Furthermore, he said there was a need to balance affordable cost structures, to meet Malaysia’s net-zero aspirations for 2050 and its goal to replace all retired power plants with gas plants in the next 10 years.

Although the country has made significant strides in its energy transition, he said more can be done to decarbonise its current and future power plants to avoid carbon lock-in, which prevents the transition to cleaner sources of energy.

This could be done through innovative technology upgrades across existing infrastructure, as well as the adoption of pre- and post-combustion solutions such as carbon capture, utilisation and storage or CCUS.

In Malaysia, the company has worked with power plant operators such as Southern Power Generation Sdn Bhd (SPG) and Edra Power Holdings Sdn Bhd, to provide H-Class turnkey combined cycle plant equipment for their respective sites.

These include SPG’s Sultan Ibrahim Power Plant in Pasir Gudang, Johor, and Edra’s power plant in Alor Gajah, Melaka.

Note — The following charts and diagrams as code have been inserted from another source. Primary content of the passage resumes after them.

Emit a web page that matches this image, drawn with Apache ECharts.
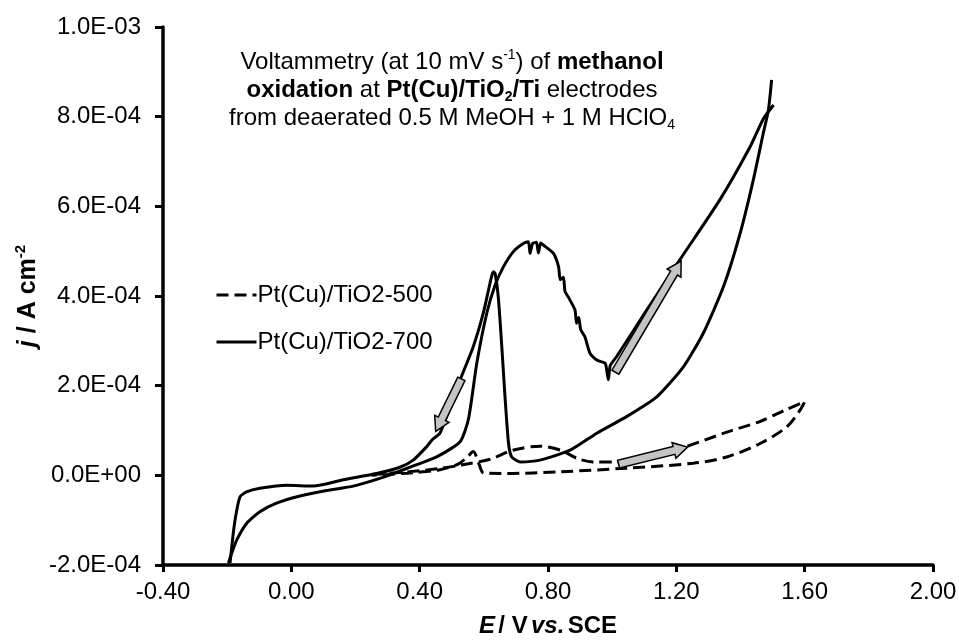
<!DOCTYPE html>
<html>
<head>
<meta charset="utf-8">
<script src="https://cdn.jsdelivr.net/npm/echarts@6/dist/echarts.min.js"></script>
<style>
  html, body { margin: 0; padding: 0; background: #fff; }
  #chart { width: 959px; height: 641px; }
</style>
</head>
<body>
<div id="chart"></div>
<script>
// E / V vs SCE, j in units of 1E-04 A cm-2
var solid700Fwd = [
  [-0.196,-1.96],[-0.186,-1.74],[-0.170,-1.44],[-0.139,-1.07],[-0.098,-0.81],[-0.046,-0.62],
  [0.027,-0.46],[0.110,-0.34],[0.193,-0.24],[0.266,-0.09],[0.318,0.04],[0.380,0.21],
  [0.453,0.41],[0.526,0.75],[0.552,1.25],[0.578,2.50],[0.609,3.61],[0.635,4.24],
  [0.661,4.65],[0.692,4.99],[0.723,5.17],[0.739,5.21],[0.744,4.95],[0.752,5.17],
  [0.764,5.20],[0.770,4.96],[0.777,5.18],[0.785,5.14],[0.817,4.95],[0.833,4.65],
  [0.838,4.36],[0.848,4.42],[0.853,4.10],[0.863,3.98],[0.884,3.69],[0.889,3.39],
  [0.896,3.52],[0.902,3.25],[0.915,3.09],[0.931,2.72],[0.952,2.57],[0.978,2.50],
  [0.984,2.30],[0.988,2.13],[0.994,2.45],[1.014,2.65],[1.100,3.60],[1.212,4.82],
  [1.336,6.15],[1.430,7.33],[1.471,7.95],[1.503,8.26]
];
var solid700Rev = [
  [1.497,8.82],[1.487,8.15],[1.471,7.63],[1.440,6.59],[1.399,5.40],[1.347,4.21],
  [1.284,3.17],[1.222,2.42],[1.139,1.75],[1.045,1.31],[0.952,0.94],[0.869,0.56],
  [0.775,0.34],[0.713,0.30],[0.687,0.41],[0.677,0.71],[0.666,1.75],[0.656,2.87],
  [0.645,3.98],[0.635,4.51],[0.630,4.54],[0.624,4.43],[0.598,3.61],[0.567,2.87],
  [0.526,2.13],[0.495,1.53],[0.463,0.94],[0.440,0.80],[0.422,0.64],[0.380,0.34],
  [0.338,0.18],[0.266,0.04],[0.162,-0.10],[0.068,-0.24],[-0.014,-0.22],[-0.098,-0.29],
  [-0.140,-0.37],[-0.160,-0.48],[-0.172,-0.85],[-0.181,-1.29],[-0.191,-1.96]
];
var dashed500Fwd = [
  [0.25,0.02],[0.35,0.07],[0.46,0.15],[0.53,0.23],[0.62,0.36],[0.69,0.56],[0.775,0.65],
  [0.84,0.56],[0.89,0.38],[0.94,0.30],[1.02,0.30],[1.12,0.45],[1.22,0.62],[1.36,0.97],
  [1.46,1.20],[1.54,1.46],[1.60,1.64]
];
var dashed500Rev = [
  [1.60,1.64],[1.586,1.46],[1.544,1.08],[1.461,0.71],[1.357,0.41],[1.253,0.27],
  [1.045,0.16],[0.838,0.08],[0.67,0.04],[0.60,0.05],[0.585,0.25],[0.567,0.53],
  [0.55,0.42],[0.52,0.25],[0.46,0.12],[0.38,0.06],[0.30,0.02],[0.25,0.0]
];
// scan direction arrows: [E tail, j tail, E tip, j tip]
var arrows = [
  [0.530, 2.15, 0.450, 0.98],
  [1.010, 2.30, 1.215, 4.78],
  [1.020, 0.25, 1.235, 0.63]
];
var xTicks = { min: -0.4, max: 2.0, step: 0.4 };
var yTicks = { min: -2, max: 10, step: 2 };
var seriesNames = ['Pt(Cu)/TiO2-500', 'Pt(Cu)/TiO2-700'];

var FONT = 'Liberation Sans, Arial, sans-serif';

function sci(v) {
  var a = v * 1e-4;
  if (Math.abs(a) < 1e-12) return '0.0E+00';
  var s = a.toExponential(1).split('e');
  var ex = parseInt(s[1], 10);
  var sign = ex < 0 ? '-' : '+';
  ex = Math.abs(ex);
  return s[0] + 'E' + sign + (ex < 10 ? '0' : '') + ex;
}

function arrowItem(params, api) {
  var p1 = api.coord([api.value(0), api.value(1)]);
  var p2 = api.coord([api.value(2), api.value(3)]);
  var dx = p2[0] - p1[0], dy = p2[1] - p1[1];
  var len = Math.sqrt(dx * dx + dy * dy);
  var ux = dx / len, uy = dy / len, nx = -uy, ny = ux;
  var sw = 4, hw = 8, hl = 14;
  var bx = p2[0] - ux * hl, by = p2[1] - uy * hl;
  var pts = [
    [p1[0] + nx * sw, p1[1] + ny * sw],
    [bx + nx * sw, by + ny * sw],
    [bx + nx * hw, by + ny * hw],
    [p2[0], p2[1]],
    [bx - nx * hw, by - ny * hw],
    [bx - nx * sw, by - ny * sw],
    [p1[0] - nx * sw, p1[1] - ny * sw]
  ];
  return {
    type: 'polygon',
    shape: { points: pts },
    style: { fill: '#c4c4c4', stroke: '#000', lineWidth: 1.5, lineJoin: 'miter' }
  };
}

var TS = 24;
var titleRich = {
  n: { fontSize: TS, fontFamily: FONT, color: '#000', lineHeight: 28 },
  b: { fontSize: TS, fontFamily: FONT, color: '#000', fontWeight: 'bold', lineHeight: 28 },
  sup: { fontSize: 14, fontFamily: FONT, color: '#000', lineHeight: 14, verticalAlign: 'top' },
  sub: { fontSize: 14, fontFamily: FONT, color: '#000', lineHeight: 12, verticalAlign: 'bottom' },
  bsub: { fontSize: 14, fontFamily: FONT, color: '#000', fontWeight: 'bold', lineHeight: 12, verticalAlign: 'bottom' }
};

function titleLine(y, text) {
  return {
    type: 'text', x: 452, y: y, z: 10,
    style: { text: text, rich: titleRich, align: 'center', verticalAlign: 'middle',
      textAlign: 'center', textVerticalAlign: 'middle' }
  };
}

var chart = echarts.init(document.getElementById('chart'));
chart.setOption({
  animation: false,
  backgroundColor: '#fff',
  grid: { left: 163, right: 26, top: 27, bottom: 76, containLabel: false, outerBoundsMode: 'none' },
  legend: {
    data: seriesNames,
    orient: 'vertical',
    left: 210, top: 278,
    itemWidth: 40, itemHeight: 14, itemGap: 23,
    itemStyle: { color: 'rgba(0,0,0,0)', borderColor: 'rgba(0,0,0,0)', borderWidth: 0 },
    lineStyle: { width: 3 },
    textStyle: { fontSize: 24, fontFamily: FONT, color: '#000', padding: [0, 0, 0, -4] }
  },
  xAxis: {
    type: 'value', min: xTicks.min, max: xTicks.max, interval: xTicks.step,
    name: '{i|E} {n|/ V} {bi|vs.} {n|SCE}',
    nameLocation: 'middle', nameGap: 49,
    nameTextStyle: {
      rich: {
        i: { fontSize: 24, fontFamily: FONT, fontWeight: 'bold', fontStyle: 'italic', color: '#000' },
        bi: { fontSize: 24, fontFamily: FONT, fontWeight: 'bold', fontStyle: 'italic', color: '#000' },
        n: { fontSize: 24, fontFamily: FONT, fontWeight: 'bold', color: '#000' }
      }
    },
    splitLine: { show: false },
    axisLine: { onZero: false, lineStyle: { color: '#000', width: 3.5 } },
    axisTick: { inside: false, length: 7, lineStyle: { color: '#000', width: 3 } },
    axisLabel: { margin: 15, fontSize: 24, fontFamily: FONT, color: '#000',
      formatter: function (v) { return v.toFixed(2); } }
  },
  yAxis: {
    type: 'value', min: yTicks.min, max: yTicks.max, interval: yTicks.step,
    splitLine: { show: false },
    axisLine: { onZero: false, lineStyle: { color: '#000', width: 3.5 } },
    axisTick: { inside: false, length: 8, lineStyle: { color: '#000', width: 3 } },
    axisLabel: { margin: 22, fontSize: 24, fontFamily: FONT, color: '#000', formatter: sci }
  },
  graphic: [
    titleLine(62, '{n|Voltammetry (at 10 mV s}{sup|-1}{n|) of }{b|methanol}'),
    titleLine(90, '{b|oxidation}{n| at }{b|Pt(Cu)/TiO}{bsub|2}{b|/Ti}{n| electrodes}'),
    titleLine(118, '{n|from deaerated 0.5 M MeOH + 1 M HClO}{sub|4}'),
    {
      type: 'text', x: 28, y: 296, rotation: Math.PI / 2, z: 10,
      style: {
        text: '{i|j}{n| / A cm}{s|-2}', align: 'center', verticalAlign: 'middle',
        textAlign: 'center', textVerticalAlign: 'middle',
        rich: {
          i: { fontSize: 25, fontFamily: FONT, fontWeight: 'bold', fontStyle: 'italic', color: '#000', lineHeight: 30 },
          n: { fontSize: 25, fontFamily: FONT, fontWeight: 'bold', color: '#000', lineHeight: 30 },
          s: { fontSize: 15, fontFamily: FONT, fontWeight: 'bold', color: '#000', lineHeight: 16, verticalAlign: 'top' }
        }
      }
    }
  ],
  series: [
    {
      name: seriesNames[0], type: 'line', data: dashed500Fwd.concat(dashed500Rev.slice(1)),
      showSymbol: false, symbol: 'none', smooth: 0.3, z: 3,
      lineStyle: { color: '#000', width: 3, type: [12, 6] },
      itemStyle: { color: '#000' }
    },
    {
      name: seriesNames[1], type: 'line', data: solid700Fwd,
      showSymbol: false, symbol: 'none', smooth: 0.2, z: 4,
      lineStyle: { color: '#000', width: 3 },
      itemStyle: { color: '#000' }
    },
    {
      name: seriesNames[1], type: 'line', data: solid700Rev,
      showSymbol: false, symbol: 'none', smooth: 0.2, z: 4,
      lineStyle: { color: '#000', width: 3 },
      itemStyle: { color: '#000' }
    },
    {
      type: 'custom', data: arrows, renderItem: arrowItem, z: 6,
      encode: { x: [0, 2], y: [1, 3] }, silent: true
    }
  ]
});
</script>
</body>
</html>
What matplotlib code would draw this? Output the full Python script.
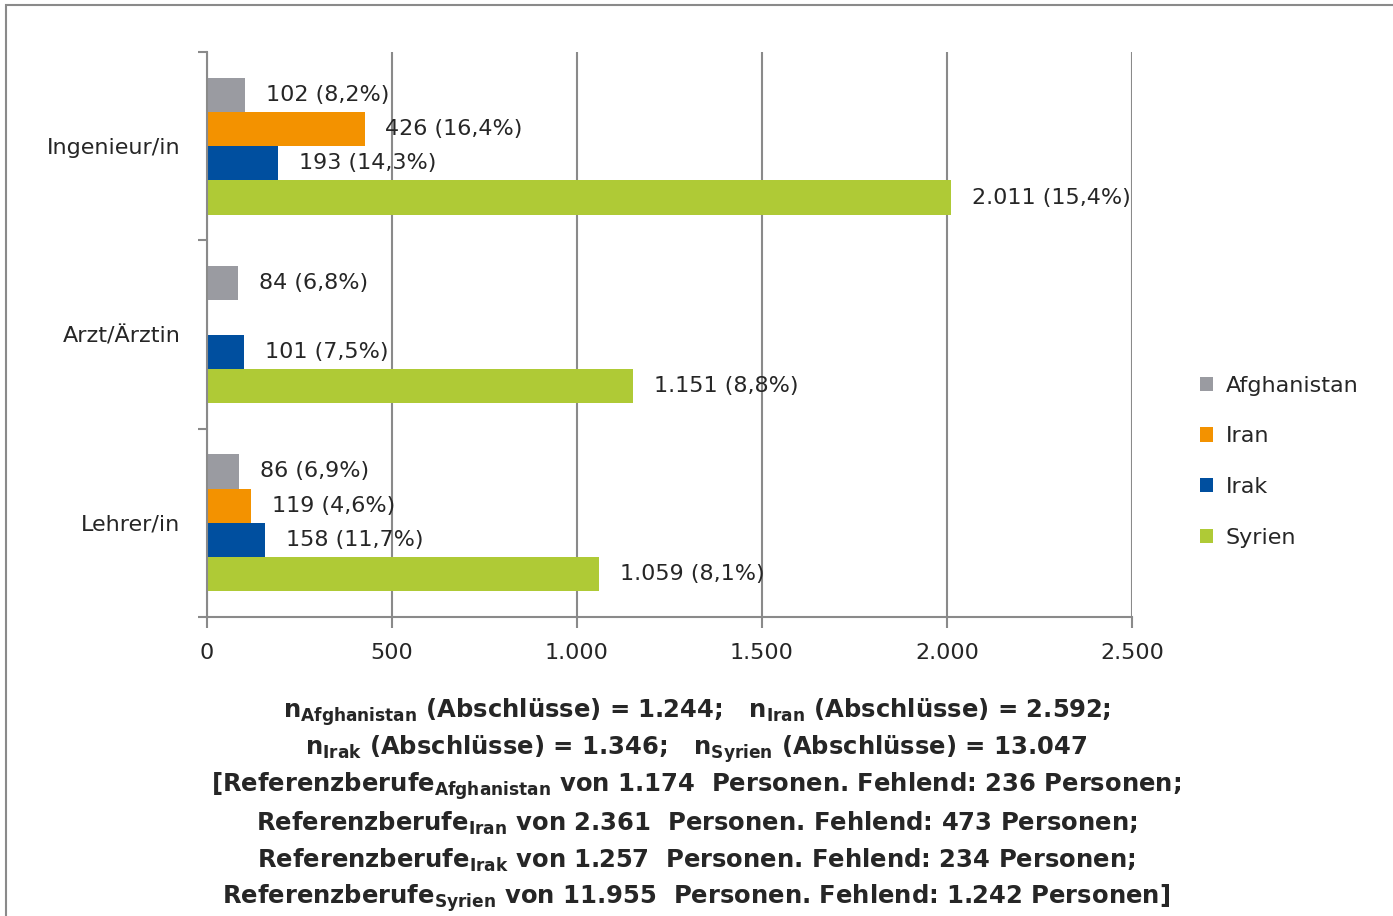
import numpy as np
import matplotlib
matplotlib.use("Agg")
import matplotlib.pyplot as plt
from matplotlib.patches import Rectangle

# Data
berufe = ["Ingenieur/in", "Arzt/Ärztin", "Lehrer/in"]
laender = ["Afghanistan", "Iran", "Irak", "Syrien"]
farben = ["#9a9ba1", "#f39200", "#004f9f", "#afca36"]

afghanistan = [102, 84, 86]
afghanistan_pct = ["8,2%", "6,8%", "6,9%"]
iran = [426, None, 119]
iran_pct = ["16,4%", None, "4,6%"]
irak = [193, 101, 158]
irak_pct = ["14,3%", "7,5%", "11,7%"]
syrien = [2011, 1151, 1059]
syrien_pct = ["15,4%", "8,8%", "8,1%"]

xticks = [0, 500, 1000, 1500, 2000, 2500]
xticklabels = ["0", "500", "1.000", "1.500", "2.000", "2.500"]

fussnote = [
    r"$\mathregular{n_{Afghanistan}}$ (Abschlüsse) = 1.244;   $\mathregular{n_{Iran}}$ (Abschlüsse) = 2.592;",
    r"$\mathregular{n_{Irak}}$ (Abschlüsse) = 1.346;   $\mathregular{n_{Syrien}}$ (Abschlüsse) = 13.047",
    r"[Referenzberufe$\mathregular{_{Afghanistan}}$ von 1.174  Personen. Fehlend: 236 Personen;",
    r"Referenzberufe$\mathregular{_{Iran}}$ von 2.361  Personen. Fehlend: 473 Personen;",
    r"Referenzberufe$\mathregular{_{Irak}}$ von 1.257  Personen. Fehlend: 234 Personen;",
    r"Referenzberufe$\mathregular{_{Syrien}}$ von 11.955  Personen. Fehlend: 1.242 Personen]",
]


def tausender(v):
    return f"{v:,}".replace(",", ".")


serien = [
    (afghanistan, afghanistan_pct),
    (iran, iran_pct),
    (irak, irak_pct),
    (syrien, syrien_pct),
]

plt.rcParams["font.family"] = ["DejaVu Sans"]
fs = 16
grau = "#8a8a8a"

fig = plt.figure(figsize=(13.93, 9.16), dpi=100)
ax = fig.add_axes([0.1486, 0.3264, 0.664, 0.6168])

# frame around the chart (only top and left visible in the crop)
fig.patches.append(Rectangle((0.0045, -0.1), 1.1, 1.0945, transform=fig.transFigure,
                             fill=False, edgecolor=grau, linewidth=1.5))

h = 0.182
pos = np.arange(len(berufe))
for i, ((werte, pct), name, farbe) in enumerate(zip(serien, laender, farben)):
    off = (i - 1.5) * h
    for j, (v, p) in enumerate(zip(werte, pct)):
        if v is None:
            continue
        ax.barh(pos[j] + off, v, height=h, color=farbe, label=name if j == 0 else None)
        ax.annotate(f"{tausender(v)} ({p})", (v, pos[j] + off), xytext=(15, 0),
                    textcoords="offset points", va="center", ha="left",
                    fontsize=fs, color="#262626")

ax.set_xlim(0, 2500)
ax.set_ylim(2.5, -0.5)
ax.set_xticks(xticks)
ax.set_xticklabels(xticklabels, fontsize=fs, color="#262626")
ax.set_yticks([-0.5, 0.5, 1.5, 2.5])
ax.set_yticklabels([])
ax.set_yticks(pos, minor=True)
ax.set_yticklabels(berufe, minor=True, fontsize=fs, color="#262626")
ax.tick_params(axis="y", which="minor", length=0, pad=19)
ax.tick_params(axis="y", which="major", length=6.5, color=grau, width=1.5)
ax.tick_params(axis="x", length=8, color=grau, width=1.5, pad=11)

ax.xaxis.grid(True, color=grau, linewidth=1.5)
ax.set_axisbelow(True)
for s in ["top", "right"]:
    ax.spines[s].set_visible(False)
for s in ["left", "bottom"]:
    ax.spines[s].set_color(grau)
    ax.spines[s].set_linewidth(1.5)

handles, labels = ax.get_legend_handles_labels()
leg = fig.legend(handles, labels, loc="center left", bbox_to_anchor=(0.855, 0.496),
                 frameon=False, fontsize=fs, handlelength=0.6, handleheight=0.6,
                 handletextpad=0.55, labelspacing=1.38, borderaxespad=0)
for t in leg.get_texts():
    t.set_color("#262626")

for k, zeile in enumerate(fussnote):
    fig.text(0.5, 1 - (712 + k * 37.2) / 916, zeile, ha="center", va="center",
             fontsize=17.5, fontweight="bold", color="#262626",
             family=["Liberation Sans Narrow", "DejaVu Sans"])

fig.savefig("out.png", dpi=100)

The Melaka plant, which is the country’s largest combined cycle plant, is set to add more than 2.2 gigawatts (GW) of electricity to the national grid, which is equal to the 10% of the country’s current power demand.

On the energy outlook for 2022 in Asia including Malaysia, Thakkar said the local electricity demand is expected to grow from 18.8 GW in 2020 to over 24 GW by 2039, driven by urbanisation and industrialisation.

The four largest markets by electricity consumption – Indonesia (26%), Vietnam (22%), Thailand (19%) and Malaysia (15%), make up more than 80% of the total demand in the region.

In light of this new demand, he said there have been renewed commitments from energy industry players for reduced or near-zero carbon emissions for their operations.

Yet, he said ongoing market disruptions have spotlighted the energy security vulnerabilities of Asian countries, on top of the growing need for these markets to bolster current energy infrastructures, whilst balancing green targets and affordable pricing structures.

At the same time, he said the introduction of renewables at a large scale in Asia continued to face several challenges such as intermittency and reliability issues.

“The transmission of RE also demands large utilisation of open land, presenting another issue alongside energy policy inconsistencies that make long-term pricing challenging.

“While there is no one-size-fits-all solution, we believe that more can be done with gas power to provide with a reliable baseload power needed to ensure grid stability alongside the deployment of RE technologies, whilst building resiliency to external price fluctuations.

“This includes optimising existing gas infrastructure – such as exploring cleaner fuel blends – to kickstart a lower-carbon future as it is likely that these solutions are already being tailored to support the government’s green agenda, local conditions, and individual appetites to accelerate the energy transition.